Eilberg ordered the GAO study in early 1977. He asked the GAO to determine why the INS failed for 30 years to investigate and take action against alleged war criminals. During the hearings last week, he charged that the report “failed to respond to the subcommittee’s main question as to the reason for the lack of action on the Nazi issue.”

Eilberg stated that his subcommittee will “vigorously pursue this matter until we get to the bottom of it, especially to determine what kind of contacts the intelligence agencies had with these people, how much the alleged Nazis were paid, what kind of work they performed, when they carried out their work, and whether their ties with the intelligence agencies had anything to do with the fact that they were never brought to justice for their alleged war crimes.”

NO ALL-OUT EFFORT TO PROSECUTE

In the final two days of hearings, the subcommittee questioned former State Department and Justice Department officials who screened refugees entering the U.S. after World War II, and other former INS officials. In quizzing former INS deputy commissioner James Greene, Eilberg and his colleagues focused on reports of misplaced and lost files on alleged Nazis.

Greene joined the INS in 1941 and retired in 1954. But he could not remember the details of any investigations, even though he was acting director of INS at one point. “They were only allegations. I can’t remember any details on how investigations were resolved,” Greene said. “I can state flat-out that there was no collusion to thwart investigations of cases.” He added that there “wasn’t an all-out effort to prosecute them, either.” Communism “was the factor at that time,” Greene told the subcommittee. “All the politicians wanted us to go after communism. That’s what got the money for investigations.”

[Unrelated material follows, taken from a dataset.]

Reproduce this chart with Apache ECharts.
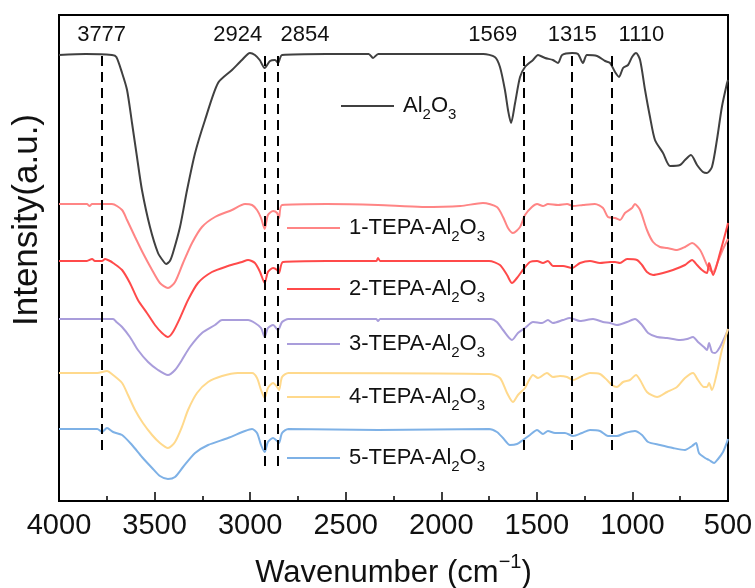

Almanza Tripp, former INS officer who was stationed in Europe and helped administer the Displaced Persons Act of 1948, cited the large number of persons–more than 300,000–who entered the country after the war, and said this led to a laxity in screening. “The political administration at that time wanted to make the DPA a good show,” Tripp said. “So they ordered quantity, not quality. It took us three weeks to check a person’s record at the Berlin Records Center. But some people were being processed in less than a day. The Commissioners never waited for record checks to be completed.”